Canada’s housing market in 2025 offers mixed signals for prospective homebuyers. While new mortgage rules and lower borrowing costs provide opportunities, affordability challenges and rising home prices continue to shape a competitive landscape. Here’s an analysis of whether buying a home will be easier or harder in the year ahead.
Mortgage Rule Changes: A Potential Game Changer
Two significant changes in mortgage regulations introduced in late 2024 are expected to aid first-time buyers:
- Extended Amortizations: First-time buyers or those purchasing new homes to live in can now access 30-year amortizations, up from the previous 25 years. While this increases the total interest paid over the loan’s lifetime, it reduces monthly payments and makes qualifying for a mortgage easier.
- Higher Insured Mortgage Cap: The price cap for insured mortgages rose to $1.5 million, allowing buyers to put down less than 20% on higher-value homes. For instance, instead of saving $300,000 for a $1.5 million home, buyers can now enter the market with as little as $125,000, cutting months or even years off their savings timeline.
Experts like Vancouver realtor Elliott Chun call these changes a “game changer,” particularly in high-priced markets, where buyers are now able to consider larger homes or townhouses instead of condos.
However, increased buying power may drive up competition and home prices, potentially offsetting the short-term affordability boost.
Interest Rates: A Modest Relief
The Bank of Canada cut its policy rate five times in 2024, with further reductions anticipated in 2025. Variable mortgage rates are expected to decline gradually, while fixed rates, tied to bond markets, may not see significant drops beyond their current mid-to-low 4% range.
Real estate expert John Pasalis warns that these rate adjustments may not meaningfully reduce monthly payments, especially in the face of persistently high home prices. While lower rates improve borrowing conditions, their impact on overall affordability remains limited.
Rising Home Prices and Competition
Re/Max Canada’s 2025 housing forecast predicts a 6% increase in average home prices, with single-family homes expected to rise 7% to over $900,000 and condos increasing 3.5% to an average of $605,993.
Christopher Alexander, president of Re/Max Canada, notes that as interest rates fall, market competition will likely intensify. Limited inventory, particularly in the single-family detached market, will drive prices higher, further challenging affordability.
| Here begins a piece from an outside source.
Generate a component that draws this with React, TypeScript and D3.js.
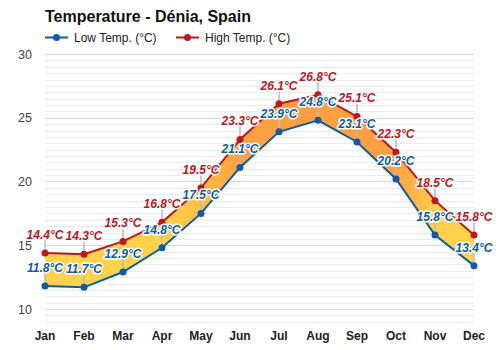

The condo market, however, offers more inventory as new units are completed, providing first-time buyers with increased options. Pasalis suggests this could be an entry point for those seeking affordable alternatives.
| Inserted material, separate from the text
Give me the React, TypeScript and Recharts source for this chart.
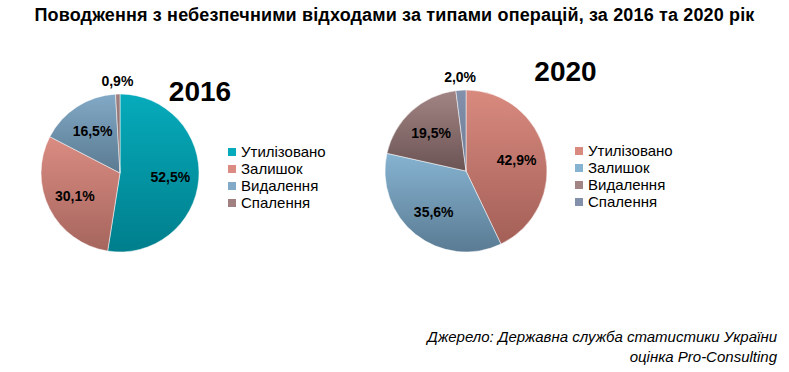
import React from 'react';
import { PieChart, Pie, Cell } from 'recharts';

const categories = ['Утилізовано', 'Залишок', 'Видалення', 'Спалення'];
const values2016 = [52.5, 30.1, 16.5, 0.9];
const values2020 = [42.9, 35.6, 19.5, 2.0];

const title = 'Поводження з небезпечними відходами за типами операцій, за 2016 та 2020 рік';
const sourceLine1 = 'Джерело: Державна служба статистики України';
const sourceLine2 = 'оцінка Pro-Consulting';

// gradient stops per slice: [top, bottom]
const colors2016 = [
    ['#06abbb', '#007e8c'],
    ['#da8c82', '#a5655d'],
    ['#82a9c6', '#5a7a91'],
    ['#a08080', '#7a5f5f'],
];
const colors2020 = [
    ['#d98a7f', '#a35f57'],
    ['#86b3d1', '#5a7b93'],
    ['#a28484', '#6c5454'],
    ['#8290ab', '#6f7c96'],
];

const data2016 = categories.map((name, i) => ({ name, value: values2016[i] }));
const data2020 = categories.map((name, i) => ({ name, value: values2020[i] }));

const RAD = Math.PI / 180;
const fmt = (v: number) => v.toFixed(1).replace('.', ',') + '%';

const renderLabel = (props: any) => {
    const { cx, cy, midAngle, outerRadius, value } = props;
    const r = value < 5 ? outerRadius + 13 : outerRadius * 0.64;
    const x = cx + r * Math.cos(-midAngle * RAD);
    const y = cy + r * Math.sin(-midAngle * RAD);
    return (
        <text
            x={x}
            y={y}
            textAnchor="middle"
            dominantBaseline="central"
            fill="#000"
            fontSize={14}
            fontWeight="bold"
            fontFamily="Liberation Sans, Arial, sans-serif"
        >
            {fmt(value)}
        </text>
    );
};

function Legend({ left, top, colors }: { left: number; top: number; colors: string[][] }) {
    return (
        <div style={{ position: 'absolute', left, top, fontFamily: 'Liberation Sans, Arial, sans-serif', fontSize: 15, color: '#000' }}>
            {categories.map((c, i) => (
                <div key={c} style={{ display: 'flex', alignItems: 'center', height: 17 }}>
                    <span style={{ width: 8, height: 8, background: colors[i][0], marginRight: 5, display: 'inline-block' }} />
                    <span>{c}</span>
                </div>
            ))}
        </div>
    );
}

export default function App() {
    return (
        <div style={{ position: 'absolute', left: 0, top: 0, width: 789, height: 372, background: '#fff', overflow: 'hidden' }}>
            <div style={{ position: 'absolute', left: 0, top: 5, width: 789, textAlign: 'center', fontFamily: 'Liberation Sans, Arial, sans-serif', fontWeight: 'bold', fontSize: 18, letterSpacing: 0.15, color: '#000' }}>
                {title}
            </div>
            <PieChart width={789} height={372} margin={{ top: 0, right: 0, bottom: 0, left: 0 }}>
                <defs>
                    {colors2016.map((c, i) => (
                        <linearGradient key={`a${i}`} id={`g16-${i}`} x1="0" y1="0" x2="0" y2="1">
                            <stop offset="0%" stopColor={c[0]} />
                            <stop offset="100%" stopColor={c[1]} />
                        </linearGradient>
                    ))}
                    {colors2020.map((c, i) => (
                        <linearGradient key={`b${i}`} id={`g20-${i}`} x1="0" y1="0" x2="0" y2="1">
                            <stop offset="0%" stopColor={c[0]} />
                            <stop offset="100%" stopColor={c[1]} />
                        </linearGradient>
                    ))}
                </defs>
                <Pie
                    data={data2016}
                    dataKey="value"
                    nameKey="name"
                    cx={120}
                    cy={173}
                    outerRadius={79}
                    startAngle={90}
                    endAngle={-270}
                    stroke="rgba(255,255,255,0.5)"
                    strokeWidth={1}
                    label={renderLabel}
                    labelLine={false}
                    isAnimationActive={false}
                >
                    {data2016.map((d, i) => (
                        <Cell key={d.name} fill={`url(#g16-${i})`} />
                    ))}
                </Pie>
                <Pie
                    data={data2020}
                    dataKey="value"
                    nameKey="name"
                    cx={466}
                    cy={171}
                    outerRadius={81}
                    startAngle={90}
                    endAngle={-270}
                    stroke="rgba(255,255,255,0.5)"
                    strokeWidth={1}
                    label={renderLabel}
                    labelLine={false}
                    isAnimationActive={false}
                >
                    {data2020.map((d, i) => (
                        <Cell key={d.name} fill={`url(#g20-${i})`} />
                    ))}
                </Pie>
            </PieChart>
            <div style={{ position: 'absolute', left: 168, top: 76, width: 64, textAlign: 'center', fontFamily: 'Liberation Sans, Arial, sans-serif', fontWeight: 'bold', fontSize: 28, lineHeight: '32px' }}>2016</div>
            <div style={{ position: 'absolute', left: 533, top: 56, width: 65, textAlign: 'center', fontFamily: 'Liberation Sans, Arial, sans-serif', fontWeight: 'bold', fontSize: 28, lineHeight: '32px' }}>2020</div>
            <Legend left={228} top={143} colors={colors2016} />
            <Legend left={575} top={142} colors={colors2020} />
            <div style={{ position: 'absolute', right: 12, top: 327, textAlign: 'right', fontFamily: 'Liberation Sans, Arial, sans-serif', fontStyle: 'italic', fontSize: 15, lineHeight: '20px', color: '#000' }}>
                <div>{sourceLine1}</div>
                <div>{sourceLine2}</div>
            </div>
        </div>
    );
}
Economic Uncertainty and Its Impact
Economic risks, including sluggish growth and potential trade disputes with the U.S., could impact the housing market. Rising unemployment or widespread layoffs would dampen buyer confidence and reduce market activity.
Moreover, Canadians renewing their mortgages in 2025 may face higher rates than their previous terms, squeezing household budgets and curbing spending in other areas. This financial strain could limit housing market momentum.
What to Expect in 2025
While new mortgage rules and modest rate cuts provide some relief, affordability challenges persist. Buyers in competitive markets like Toronto and Vancouver may face rising prices, while those exploring condos or less competitive areas might find better opportunities.
As Chun observes, the market math is looking rosier for some, but affordability remains a key hurdle. Buyers should weigh the benefits of policy changes against ongoing financial pressures to make informed decisions in 2025.